There’s always a flip side to allowing something like operator overloading or symbolic method names. It can (and will be) abused. By libraries as much as by the Scala language itself.

10. Tuples

Being a SQL person, this is again one of the features I miss most in other languages. In SQL, everything is either a TABLE or a ROW. few people actually know that, and few databases actually support this way of thinking.

Scala doesn’t have ROW types (which are really records), but at least, there are anonymous tuple types. Think of rows as tuples with named attributes, whereas case classes would be named rows:

  • Tuple: Anonymous type with typed and indexed elements
  • Row: Anonymous type with typed, named, and indexed elements
  • case class: Named type with typed and named elements

In Scala, I can just write:

// A tuple with two values
val t1 = (1, "A")

// A nested tuple
val t2 = (1, "A", (2, "B"))

In Java, a similar thing can be done, but you’ll have to write the library yourself, and you have no language support:

class Tuple2<T1, T2> {
    // Lots of bloat, see missing case classes
}

class Tuple3<T1, T2, T3> {
    // Bloat bloat bloat
}

And then:

// Yikes, no type inference...
Tuple2<Integer, String> t1 = new Tuple2<>(1, "A");

// OK, this will certainly not look nice
Tuple3<Integer, String, Tuple2<Integer, String>> t2 =
    new Tuple3<>(1, "A", new Tuple2<>(2, "B"));

jOOQ makes extensive use of the above technique to bring you SQL’s row value expressions to Java, and surprisingly, in most cases, you can do without the missing type inference as jOOQ is a fluent API where you never really assign values to local variables… An example:

DSL.using(configuration)
   .select(T1.SOME_VALUE)
   .from(T1)
   .where(
      // This ROW constructor is completely type safe
      row(T1.COL1, T1.COL2)
      .in(select(T2.A, T2.B).from(T2))
   )
   .fetch();

Conclusion

This was certainly a pro-Scala and slightly contra-Java article.

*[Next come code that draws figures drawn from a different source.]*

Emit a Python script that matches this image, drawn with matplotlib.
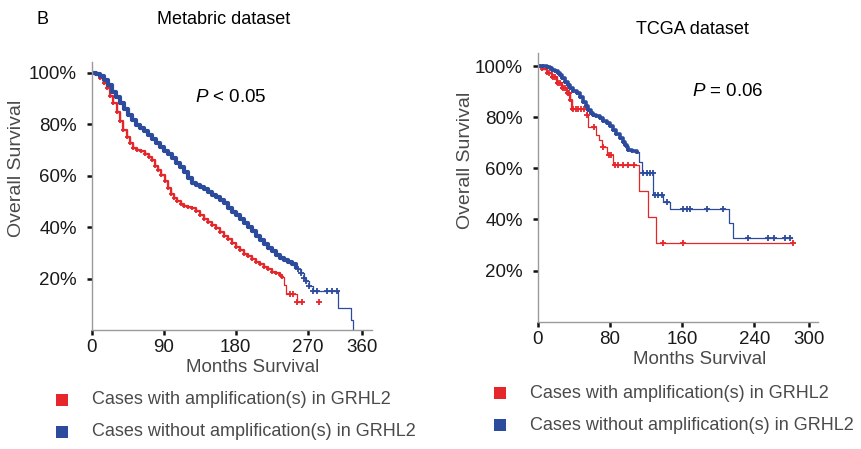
import matplotlib
matplotlib.use("Agg")
import matplotlib.pyplot as plt
from matplotlib.patches import Rectangle

plt.rcParams['font.family'] = ['Liberation Sans', 'DejaVu Sans']
plt.rcParams['mathtext.fontset'] = 'custom'
plt.rcParams['mathtext.rm'] = 'Liberation Sans'
plt.rcParams['mathtext.it'] = 'Liberation Sans:italic'

RED = '#e5262b'
BLUE = '#2d4b9c'

# ---- Metabric: months, % surviving ----
meta_amp_t = [0, 5, 10, 15, 19, 23, 27, 31, 35, 39, 44, 48, 52, 57, 62, 67, 71,
              75, 79, 83, 87, 91, 95, 99, 103, 107, 111, 115, 120, 125, 130,
              135, 140, 145, 150, 155, 160, 165, 170, 175, 180, 185, 190, 195,
              200, 205, 210, 215, 220, 225, 230, 235, 238, 240.4, 243,
              256, 262.5]
meta_amp_s = [100, 99.5, 98, 96, 93.9, 91, 88, 84.5, 81, 77.8, 75, 72.5, 70.6,
              70, 69.4, 68.2, 67.3, 66, 63.8, 62, 60.2, 58, 55, 52.7, 51.3, 50,
              49, 48.2, 47.6, 47.2, 46.3, 44.6, 43.3, 42, 40.8, 39.8, 38.2,
              36.6, 35.2, 33.6, 32.4, 31, 29.7, 28.6, 27.6, 26.6, 25.6, 24.6,
              23.6, 22.7, 22, 21.4, 20.4, 17.5, 13.9,
              10.8, 10.8]
meta_amp_dense = 53
meta_amp_cens_t = [248, 252, 256, 262.5, 284]
meta_amp_cens_s = [13.9, 13.9, 10.8, 10.8, 10.8]

meta_wt_t = [0, 5, 10, 15, 20, 25, 30, 35, 40, 45, 50, 55, 60, 65, 70, 75, 80,
             85, 90, 95, 100, 105, 110, 115, 120, 125, 130, 135, 140, 145, 150,
             155, 160, 165, 170, 175, 180, 185, 190, 195, 200, 205, 210, 215,
             220, 225, 230, 235, 240, 245, 250, 255, 258, 262, 265, 268, 272,
             277, 308.3, 323.75, 326.25]
meta_wt_s = [100, 99.6, 98.8, 97, 95, 92.6, 90.5, 88, 86, 83.5, 81.5, 79.8,
             78.3, 77.2, 75.8, 74.2, 72.6, 71, 69.6, 68.2, 66.8, 65, 63.3,
             61.2, 59, 57.2, 56.5, 55.6, 54.6, 53.6, 52.6, 51.6, 50.5, 49.3,
             47.3, 46, 44.8, 43.2, 41.6, 40, 38.3, 36.6, 35, 33.4, 31.8, 30.6,
             29.2, 28, 27.2, 26.4, 25.5, 24.4, 23.8, 22.2, 20.3, 19, 17.2,
             15.0, 8.4, 3.9, 0]
meta_wt_dense = 52
meta_wt_cens_t = [258, 262, 265, 268, 272, 277, 281, 294, 300, 306]
meta_wt_cens_s = [23.8, 22.2, 20.3, 19, 17.2, 15.0, 15.0, 15.0, 15.0, 15.0]

meta_ticks = [0, 90, 180, 270, 337.5]
meta_ticklabels = ['0', '90', '180', '270', '360']

# ---- TCGA ----
tcga_amp_t = [0, 5, 10, 15.5, 21, 26.5, 32, 35.7, 37.6, 54.2, 56, 64.5, 68.2,
              71.1, 76.3, 83.6, 112.4, 122.3, 130.9, 282.5]
tcga_amp_s = [100, 99, 97.2, 95.9, 93.3, 91.3, 89.4, 86.8, 83.2, 80.9, 76.1,
              73.1, 71.1, 68.3, 65.2, 61.3, 51.3, 40.9, 30.7, 30.7]
tcga_amp_dense = 9
tcga_amp_cens_t = [12, 17, 19, 23, 25, 28, 30, 33, 34.5, 39.4, 42, 44.9, 48,
                   51.2, 54.2, 62.3, 72.5, 78.5, 81, 86, 89.2, 94.7, 100.2,
                   106.5, 138.3, 161, 282.5]
tcga_amp_cens_s = [97.2, 95.9, 95.9, 93.3, 93.3, 91.3, 91.3, 89.4, 89.4, 83.2,
                   83.2, 83.2, 83.2, 83.2, 80.9, 76.1, 68.3, 65.2, 65.2, 61.3,
                   61.3, 61.3, 61.3, 61.3, 30.7, 30.7, 30.7]

tcga_wt_t = [0, 3, 6.2, 10, 13.6, 16, 19.1, 22, 24.7, 27, 30.2, 33, 35.7, 39,
             43.1, 47, 50.4, 53, 56, 59, 61.5, 65, 68.9, 72, 76.3, 80, 83.6,
             87, 91, 94, 96.6, 98.5, 100.2, 104, 109.5,
             112, 115, 127.9, 138.9, 146.3, 212, 216.4, 281]
tcga_wt_s = [100, 100, 100, 99.6, 99.2, 98.6, 97.9, 97.2, 96.6, 95.3, 93.9,
             92.6, 91.4, 90.4, 89.4, 87.8, 86.1, 84.5, 82.9, 81.8, 80.9, 80.3,
             79.6, 78.7, 77.7, 76.4, 75, 73.4, 71.8, 70.3, 69.2, 68.3, 67.2,
             66.8, 66.3,
             62.6, 58.1, 49.6, 47, 44.0, 38.5, 32.8, 32.8]
tcga_wt_dense = 35
tcga_wt_cens_t = [116.8, 120.6, 124.2, 127.2, 129.8, 133.4, 137.2, 142.7,
                  160.4, 165.5, 168.5, 187.6, 205.3,
                  232.6, 255, 261.8, 274.3, 279.8]
tcga_wt_cens_s = [58.1, 58.1, 58.1, 58.1, 49.6, 49.6, 49.6, 47.0,
                  44.0, 44.0, 44.0, 44.0, 44.0,
                  32.8, 32.8, 32.8, 32.8, 32.8]

tcga_ticks = [0, 80, 160, 240, 300]
tcga_ticklabels = ['0', '80', '160', '240', '300']

pct_ticks = [20, 40, 60, 80, 100]
pct_labels = ['20%', '40%', '60%', '80%', '100%']

legend_labels = ['Cases with amplification(s) in GRHL2',
                 'Cases without amplification(s) in GRHL2']

W, H = 861, 449


def fx(px):
    return px / W


def fy(py):
    return 1 - py / H


def km(ax, t, s, color, dense, cens_t, cens_s, thick):
    # thin step line for the whole curve, heavier where censoring is dense
    ax.plot(t, s, drawstyle='steps-post', color=color, lw=0.9)
    if dense:
        ax.plot(t[:dense], s[:dense], drawstyle='steps-post', color=color,
                lw=thick, marker='+', ms=3.5, mew=1.3,
                solid_joinstyle='round')
    ax.plot(cens_t, cens_s, ls='none', color=color, marker='+', ms=3.8,
            mew=1.3)


def style_axes(ax, xmax, ymax, ticks, labels):
    ax.set_xlim(0, xmax)
    ax.set_ylim(0, ymax)
    for side in ['top', 'right']:
        ax.spines[side].set_visible(False)
    for side in ['left', 'bottom']:
        ax.spines[side].set_color('#9a9a9a')
        ax.spines[side].set_linewidth(1.0)
    ax.set_xticks(ticks)
    ax.set_xticklabels(labels)
    ax.set_yticks(pct_ticks)
    ax.set_yticklabels(pct_labels)
    ax.tick_params(axis='both', direction='out', length=3.5, width=1.8,
                   color='#111111', labelsize=13.5, labelcolor='#1a1a1a')
    ax.tick_params(axis='x', pad=3)
    ax.tick_params(axis='y', pad=7)


fig = plt.figure(figsize=(W / 100, H / 100), dpi=100)

ax1 = fig.add_axes([fx(91.7), fy(330), fx(371.7) - fx(91.7),
                    fy(61.7) - fy(330)])
km(ax1, meta_amp_t, meta_amp_s, RED, meta_amp_dense,
   meta_amp_cens_t, meta_amp_cens_s, 1.6)
km(ax1, meta_wt_t, meta_wt_s, BLUE, meta_wt_dense,
   meta_wt_cens_t, meta_wt_cens_s, 3.0)
style_axes(ax1, 350, 104.2, meta_ticks, meta_ticklabels)

ax2 = fig.add_axes([fx(537.7), fy(321.7), fx(817.7) - fx(537.7),
                    fy(53.3) - fy(321.7)])
km(ax2, tcga_amp_t, tcga_amp_s, RED, tcga_amp_dense,
   tcga_amp_cens_t, tcga_amp_cens_s, 1.6)
km(ax2, tcga_wt_t, tcga_wt_s, BLUE, tcga_wt_dense,
   tcga_wt_cens_t, tcga_wt_cens_s, 2.6)
style_axes(ax2, 310, 105, tcga_ticks, tcga_ticklabels)

# titles and labels
fig.text(fx(37), fy(20), 'B', fontsize=13, va='center', ha='left')
fig.text(fx(224), fy(20), 'Metabric dataset', fontsize=13, va='center',
         ha='center')
fig.text(fx(692), fy(30), 'TCGA dataset', fontsize=13, va='center',
         ha='center')
fig.text(fx(195), fy(98), r'$P$ < 0.05', fontsize=13.5, va='center')
fig.text(fx(692), fy(92), r'$P$ = 0.06', fontsize=13.5, va='center')

grey = '#4a4a4a'
fig.text(fx(253), fy(368), 'Months Survival', fontsize=13.5, color=grey,
         ha='center', va='center')
fig.text(fx(700), fy(359), 'Months Survival', fontsize=13.5, color=grey,
         ha='center', va='center')
fig.text(fx(17), fy(168), 'Overall Survival', fontsize=14, color=grey,
         ha='center', va='center', rotation=90)
fig.text(fx(465), fy(160), 'Overall Survival', fontsize=14, color=grey,
         ha='center', va='center', rotation=90)

# legends
for sq_x, txt_x, ys in [(56, 91.7, (400, 432)), (494, 530, (393, 425))]:
    for y, col, lab in zip(ys, [RED, BLUE], legend_labels):
        fig.add_artist(Rectangle((fx(sq_x), fy(y + 6)), 12 / W, 12 / H,
                                 transform=fig.transFigure, color=col,
                                 lw=0))
        fig.text(fx(txt_x), fy(y), lab, fontsize=13, color=grey,
                 va='center', ha='left')

fig.savefig('out.png', dpi=100)
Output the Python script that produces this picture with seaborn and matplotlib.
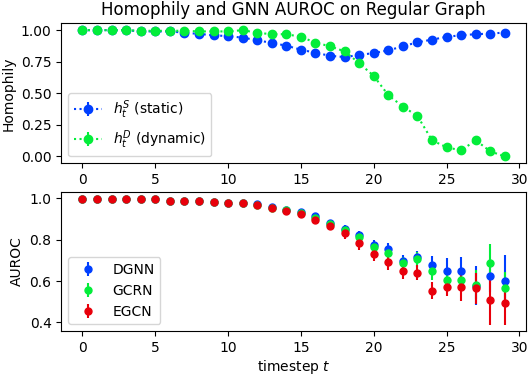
import numpy as np
import matplotlib
matplotlib.use("Agg")
import matplotlib.pyplot as plt
import seaborn as sns

# timesteps
t = list(range(30))

# homophily
h_static = [1.0, 1.0, 1.0, 1.0, 0.99, 0.99, 0.99, 0.98, 0.97, 0.96,
            0.952, 0.941, 0.92, 0.899, 0.877, 0.845, 0.821, 0.797, 0.787, 0.803,
            0.819, 0.84, 0.872, 0.904, 0.925, 0.947, 0.96, 0.968, 0.973, 0.981]
h_dynamic = [1.0, 1.0, 1.0, 1.0, 0.995, 0.995, 0.995, 0.995, 0.99, 0.99,
             0.99, 1.0, 0.979, 0.968, 0.968, 0.947, 0.901, 0.872, 0.832, 0.739,
             0.637, 0.485, 0.395, 0.32, 0.128, 0.072, 0.048, 0.128, 0.04, 0.0]

# AUROC means and std (bottom panel)
dgnn = [0.998, 0.998, 0.994, 0.994, 0.994, 0.994, 0.989, 0.989, 0.989, 0.982,
        0.979, 0.975, 0.973, 0.959, 0.944, 0.935, 0.912, 0.882, 0.852, 0.820,
        0.776, 0.755, 0.698, 0.714, 0.679, 0.650, 0.647, 0.578, 0.626, 0.602]
dgnn_err = [0.003, 0.003, 0.003, 0.003, 0.003, 0.003, 0.003, 0.003, 0.003, 0.004,
            0.004, 0.005, 0.006, 0.007, 0.008, 0.01, 0.012, 0.015, 0.02, 0.02,
            0.02, 0.03, 0.03, 0.033, 0.043, 0.062, 0.07, 0.094, 0.08, 0.124]
gcrn = [0.997, 0.998, 0.994, 0.994, 0.994, 0.994, 0.989, 0.989, 0.989, 0.982,
        0.979, 0.975, 0.969, 0.955, 0.941, 0.928, 0.906, 0.877, 0.846, 0.811,
        0.763, 0.737, 0.685, 0.704, 0.647, 0.607, 0.604, 0.582, 0.688, 0.564]
gcrn_err = [0.003, 0.003, 0.003, 0.003, 0.003, 0.003, 0.003, 0.003, 0.003, 0.004,
            0.004, 0.005, 0.006, 0.007, 0.008, 0.01, 0.012, 0.015, 0.02, 0.022,
            0.025, 0.03, 0.03, 0.035, 0.04, 0.04, 0.045, 0.07, 0.09, 0.08]
egcn = [0.998, 0.998, 0.994, 0.994, 0.994, 0.994, 0.989, 0.989, 0.989, 0.982,
        0.979, 0.975, 0.966, 0.952, 0.938, 0.922, 0.895, 0.866, 0.831, 0.784,
        0.731, 0.690, 0.647, 0.640, 0.554, 0.569, 0.569, 0.564, 0.507, 0.492]
egcn_err = [0.003, 0.003, 0.003, 0.003, 0.003, 0.003, 0.003, 0.003, 0.003, 0.004,
            0.004, 0.005, 0.006, 0.007, 0.008, 0.01, 0.012, 0.015, 0.029, 0.033,
            0.032, 0.035, 0.037, 0.037, 0.043, 0.041, 0.064, 0.075, 0.118, 0.103]

# old-style seaborn "bright" colours
sns.set_palette(["#003fff", "#03ed3a", "#e8000b"])
blue, green, red = sns.color_palette()[:3]

fig = plt.figure(figsize=(5.31, 3.75), dpi=100)
ax1 = fig.add_axes([0.1154, 0.5645, 0.8752, 0.3734])
ax2 = fig.add_axes([0.1154, 0.1173, 0.8752, 0.3715])

# ── top: homophily ──────────────────────────────
ax1.errorbar(t, h_static, yerr=0.004, fmt='o:', color=blue, label=r'$h_t^S$ (static)')
ax1.errorbar(t, h_dynamic, yerr=0.004, fmt='o:', color=green, label=r'$h_t^D$ (dynamic)')
ax1.set_ylabel('Homophily')
ax1.set_title('Homophily and GNN AUROC on Regular Graph')
ax1.set_xticks(range(0, 31, 5))
ax1.set_yticks([0, 0.25, 0.5, 0.75, 1.0])
ax1.legend(loc='lower left')

# ── bottom: AUROC ───────────────────────────────
ax2.errorbar(t, dgnn, yerr=dgnn_err, fmt='o', ms=5, color=blue, label='DGNN')
ax2.errorbar(t, gcrn, yerr=gcrn_err, fmt='o', ms=5, color=green, label='GCRN')
ax2.errorbar(t, egcn, yerr=egcn_err, fmt='o', ms=5, color=red, label='EGCN')
ax2.set_ylabel('AUROC')
ax2.set_xlabel('timestep $t$', labelpad=2)
ax2.set_xticks(range(0, 31, 5))
ax2.set_yticks([0.4, 0.6, 0.8, 1.0])
ax2.legend(loc='lower left')

fig.savefig('out.png', dpi=100)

Don’t get me wrong. By no means, I’d like to migrate entirely to Scala. I think that the Scala language goes way beyond what is reasonable in any useful software. There are lots of little features and gimmicks that seem nice to have, but will inevitably blow up in your face, such as:

  • implicit conversion. This is not only very hard to manage, it also slows down compilation horribly. Besides, it’s probably utterly impossible to implement semantic versioning reasonably using implicit, as it is probably not possible to foresee all possible client code breakage through accidental backwards-incompatibility.
  • local imports seem great at first, but their power quickly makes code unintelligible when people start partially importing or renaming types for a local scope.
  • symbolic method names are most often abused. Take the parser API for instance, which features method names like ^^, ^^^, ^?, or ~!

Nonetheless, I think that the advantages of Scala over Java listed in this article could all be implemented in Java as well:

  • with little risk of breaking backwards-compatibility
  • with (probably) not too big of an effort, JLS-wise
  • with a huge impact on developer productivity
  • with a huge impact on Java’s competitiveness

In any case, Java 9 will be another promising release, with hot topics like value types, declaration-site variance, specialisation (very interesting!) or ClassDynamic

With these huge changes, let’s hope there’s also some room for any of the above little improvements, that would add more immediate value to every day work.